Я покинул это место, пошел в Третьяковку и понял, что там как-то не совсем так. Вернулся к "СССРОПЛОТМИРА" и благоухающей сирени. Мне стало ясно, что вот она - постоянная экспозиция нашего искусства второй половины ХХ столетия. Да, там кое-чего не хватает. Можно бы там поставить "Туалет" Кабакова, показанный в венецианском болоте на Биеннале 92-го года. Уместны были бы металлические изделия наших кинетистов 60-х, еще многое другое тоже нужно. Например, если пластмассовых "Космонавта", "Теннисистку" и "Певицу" Олега Кулика замуровать в герметические стеклянные шкафы, они там тоже угнездились бы надолго.

К сожалению, большинство произведений современных российских художников сделаны в материалах, которые вряд ли выдержат перепады нашего климата. Живопись на холсте, поролон, плазменные телевизоры и картонные коробки - умрут.

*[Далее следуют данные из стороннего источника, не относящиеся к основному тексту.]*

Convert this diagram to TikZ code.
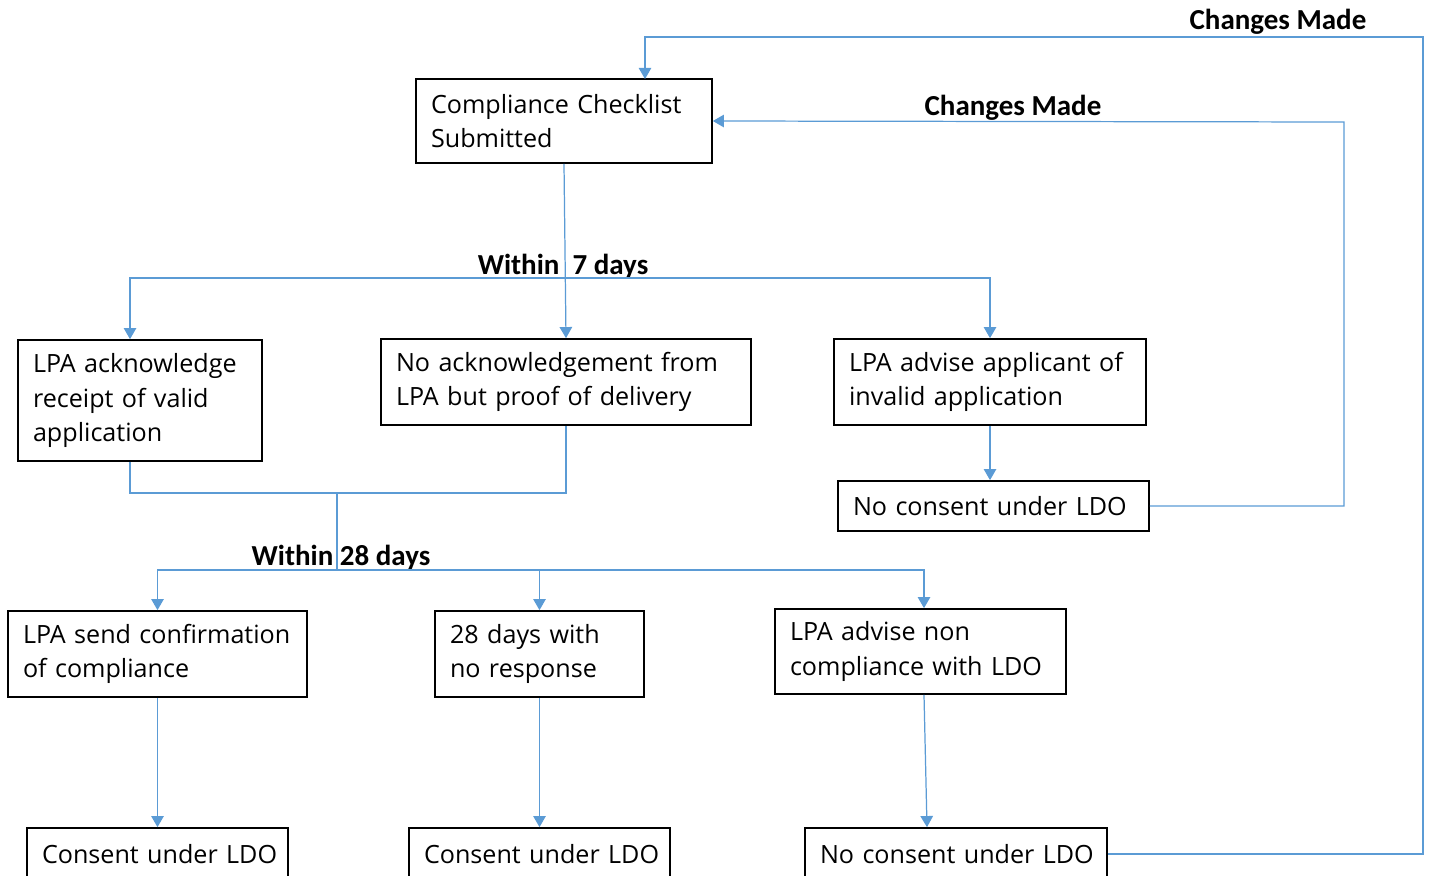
\documentclass[tikz,border=0pt]{standalone}
\usepackage{fontspec}
\setmainfont{Open Sans}
\newfontfamily\labelfont{Carlito}
\usepackage{tikz}
\usetikzlibrary{arrows}

\definecolor{flowblue}{HTML}{5B9BD5}
\tikzset{
	box/.style={draw, line width=1pt, inner xsep=0.3cm, inner ysep=2pt, align=left,
		font=\fontsize{14.3}{19.8}\selectfont},
	flow/.style={color=flowblue, line width=0.7pt, >=triangle 60},
	tag/.style={font=\labelfont\bfseries\fontsize{16.5}{18}\selectfont, inner sep=1pt}
}

\begin{document}
\begin{tikzpicture}[x=0.02cm, y=-0.02cm]
\useasboundingbox (0,0) rectangle (1429,875);

\node[box, text width=5.32cm, minimum height=1.68cm] (cs) at (564,121) {Compliance Checklist\\Submitted};

\node[box, text width=4.28cm, minimum height=2.42cm] (ack) at (140,400.5) {LPA acknowledge\\receipt of valid\\application};
\node[box, text width=6.80cm, minimum height=1.72cm] (noack) at (566,382) {No acknowledgement from\\LPA but proof of delivery};
\node[box, text width=5.64cm, minimum height=1.72cm] (inv) at (990,382) {LPA advise applicant of\\invalid application};
\node[box, text width=5.62cm, minimum height=1.00cm] (nc1) at (993.5,506) {\mbox{No consent under LDO}};

\node[box, text width=5.38cm, minimum height=1.72cm] (conf) at (157.5,654) {LPA send confirmation\\of compliance};
\node[box, text width=3.58cm, minimum height=1.72cm] (d28) at (539.5,654) {28 days with\\no response};
\node[box, text width=5.22cm, minimum height=1.70cm] (ncl) at (920.5,651.5) {LPA advise non\\compliance with LDO};

\node[box, text width=4.62cm, minimum height=1.04cm] (c1) at (157.5,854) {\mbox{Consent under LDO}};
\node[box, text width=4.62cm, minimum height=1.04cm] (c2) at (539.5,854) {\mbox{Consent under LDO}};
\node[box, text width=5.44cm, minimum height=1.04cm] (nc2) at (956,854) {\mbox{No consent under LDO}};

\coordinate (t7) at (566,278);
\coordinate (m) at (337,493);
\coordinate (t28) at (337,570);
\coordinate (r1) at (1344,122);
\coordinate (r2) at (1423,37);
\coordinate (in2) at (645,79);

\node[tag, anchor=base] (w7) at (563,274) {Within\ \ 7 days};
\node[tag, anchor=base] (w28) at (341,565) {Within 28 days};
\node[tag, anchor=base] (cm1) at (1013,115) {Changes Made};
\node[tag, anchor=base] (cm2) at (1278,30) {Changes Made};

\path[flow, ->]
(cs.south) edge (noack.north)
(inv.south) edge (inv.south |- nc1.north)
(conf.south) edge (c1.north)
(d28.south) edge (c2.north)
([xshift=0.07cm]ncl.south) edge ([xshift=0.13cm]ncl.south |- nc2.north)
(d28.north |- t28) edge (d28.north)
;
\draw[flow, <->] ([xshift=-0.2cm]ack.north) |- (t7) -| (inv.north);
\draw[flow] ([xshift=-0.2cm]ack.south) |- (m) -| (noack.south);
\draw[flow] (m) -- (t28);
\draw[flow, <->] (conf.north) |- (t28) -| ([xshift=0.07cm]ncl.north);
\draw[flow, ->] (nc1.east) -| (r1) -- (cs.east);
\draw[flow, ->] (nc2.east) -| (r2) -| (in2);
\end{tikzpicture}
\end{document}
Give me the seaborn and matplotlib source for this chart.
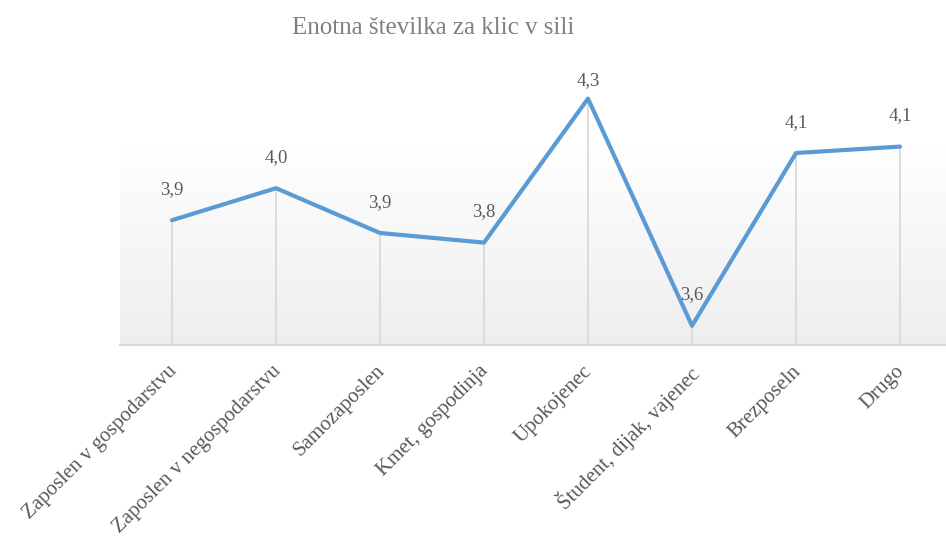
import numpy as np
import pandas as pd
import matplotlib
matplotlib.use("Agg")
import matplotlib.pyplot as plt
import matplotlib.transforms as mtransforms
import seaborn as sns

categories = ['Zaposlen v gospodarstvu', 'Zaposlen v negospodarstvu', 'Samozaposlen',
              'Kmet, gospodinja', 'Upokojenec', 'Študent, dijak, vajenec', 'Brezposeln', 'Drugo']
values = [3.90, 4.00, 3.86, 3.83, 4.28, 3.57, 4.11, 4.13]
labels = ['3,9', '4,0', '3,9', '3,8', '4,3', '3,6', '4,1', '4,1']

df = pd.DataFrame({'kat': categories, 'vrednost': values})

sns.set_style('white')
plt.rcParams['font.family'] = ['Liberation Serif', 'DejaVu Serif']

fig = plt.figure(figsize=(9.46, 5.42), dpi=100)
ax = fig.add_axes([120 / 946, 1 - 345 / 542, 832 / 946, 288 / 542])

ymin, ymax = 3.51, 4.41

# gradient background (white at top, light gray at bottom)
grad = np.linspace(1.0, 0.0, 256).reshape(-1, 1)
cmap = matplotlib.colors.LinearSegmentedColormap.from_list(
    'g', [(0, '#eeeeee'), (0.7, '#ffffff'), (1, '#ffffff')])
ax.imshow(grad, aspect='auto', cmap=cmap, extent=[-0.5, 7.5, ymin, ymax],
          origin='upper', zorder=0, vmin=0, vmax=1)

x = np.arange(len(categories))
ax.vlines(x, ymin, df['vrednost'], color='#d9d9d9', linewidth=1.3, zorder=1)
sns.lineplot(x=x, y=df['vrednost'], ax=ax, color='#5b9bd5', linewidth=3.0, zorder=3)

for i, (v, lab) in enumerate(zip(values, labels)):
    off = 7 if v == max(values) else 16
    ax.annotate(lab, (i, v), xytext=(0, off), textcoords='offset points',
                ha='center', va='bottom', fontsize=13.5, color='#595959')

ax.set_xlim(-0.5, 7.5)
ax.set_ylim(ymin, ymax)
ax.set_yticks([])
ax.set_xticks(x)
ax.set_xticklabels(categories, rotation=45, ha='right', rotation_mode='anchor',
                   fontsize=15, color='#595959')
ax.tick_params(axis='x', length=0, pad=12)
offset = mtransforms.ScaledTranslation(-5 / 100, 0, fig.dpi_scale_trans)
for t in ax.get_xticklabels():
    t.set_transform(t.get_transform() + offset)

for s in ['top', 'left', 'right']:
    ax.spines[s].set_visible(False)
ax.spines['bottom'].set_color('#d9d9d9')
ax.spines['bottom'].set_linewidth(1.5)
ax.set_xlabel('')
ax.set_ylabel('')

fig.text(433 / 946, 1 - 28 / 542, 'Enotna številka za klic v sili', ha='center', va='center',
         fontsize=18, color='#808080')

fig.savefig('out.png', dpi=100)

Ничего страшного - их можно держать в голове, обдумывать снова и снова.

Ведь главное - это не единичный предмет, а органичность репрезентации. В "Парке скульптур" любая глупость и любая гениальность, сервильность и самодостаточность выравниваются и вступают в интереснейшие полилоги, будучи погруженными в лопухи, в откинутую дачную жизнь: щебетание птиц оказывается громче любого культурологического дискурса. Проще говоря, природа всегда победит любое искусство.

В конце 70-х я оказался в Карпатах, недалеко от города Косов. Залез на горку, на противоположном склоне из маленьких елочек была высажена надпись "Слава КПРС!". Неплохой land art, между прочим.

Вернулся на то же место через три года. Елки стали взрослыми, буквы и пробелы между ними не читались. Идеология, соответственно, и искусство, за редкими исключениями без идеологии обойтись не способное, - исчезли. Ну и хорошо.